French Political Turmoil Casts Shadow Over Safran's Strategic Moves
The fall of the French government has incited political and economic uncertainty, potentially undermining investor confidence. Safran, a major aerospace supplier, highlighted concerns over defense sector funding amid political instability. Plans for a new carbon brakes factory are influenced by potential U.S. tariffs and energy price stability.
The collapse of France's government has sparked political and economic instability, worrying investors, according to Safran CEO Olivier Andries. The CEO mentioned Thursday that uncertainties could affect confidence in financial and industrial stakeholders, particularly as the rollover of the 2024 budget might negatively impact the defense sector.
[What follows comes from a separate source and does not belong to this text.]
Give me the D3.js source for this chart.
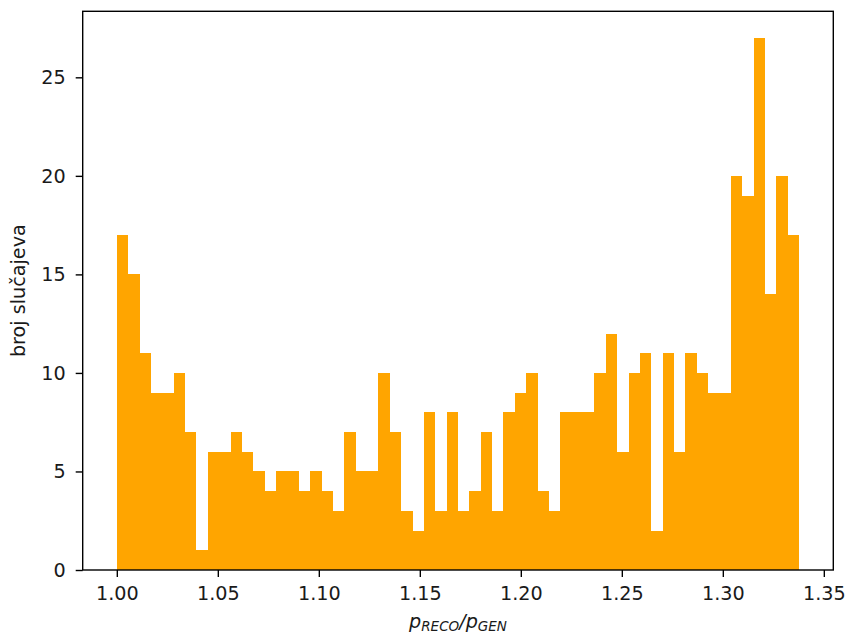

Safran, partly owned by the French state, is a global aerospace leader with interests in defense and space. Andries is the first prominent French CEO to address France's political challenges following the government's fall. The nation's 2025 budget is uncertain after the toppling of Michel Barnier's minority government. Without a budget by Dec. 20, an interim administration might extend 2024 spending until a new government and budget are established.
Andries highlighted the pressure this scenario imposes on defense, noting the expectation of stable energy prices as Safran considers locations for a new carbon brakes factory. France, the U.S., and Canada are contenders, with stable energy supplies being crucial. The decision, expected in early 2025, will weigh on both political and economic factors.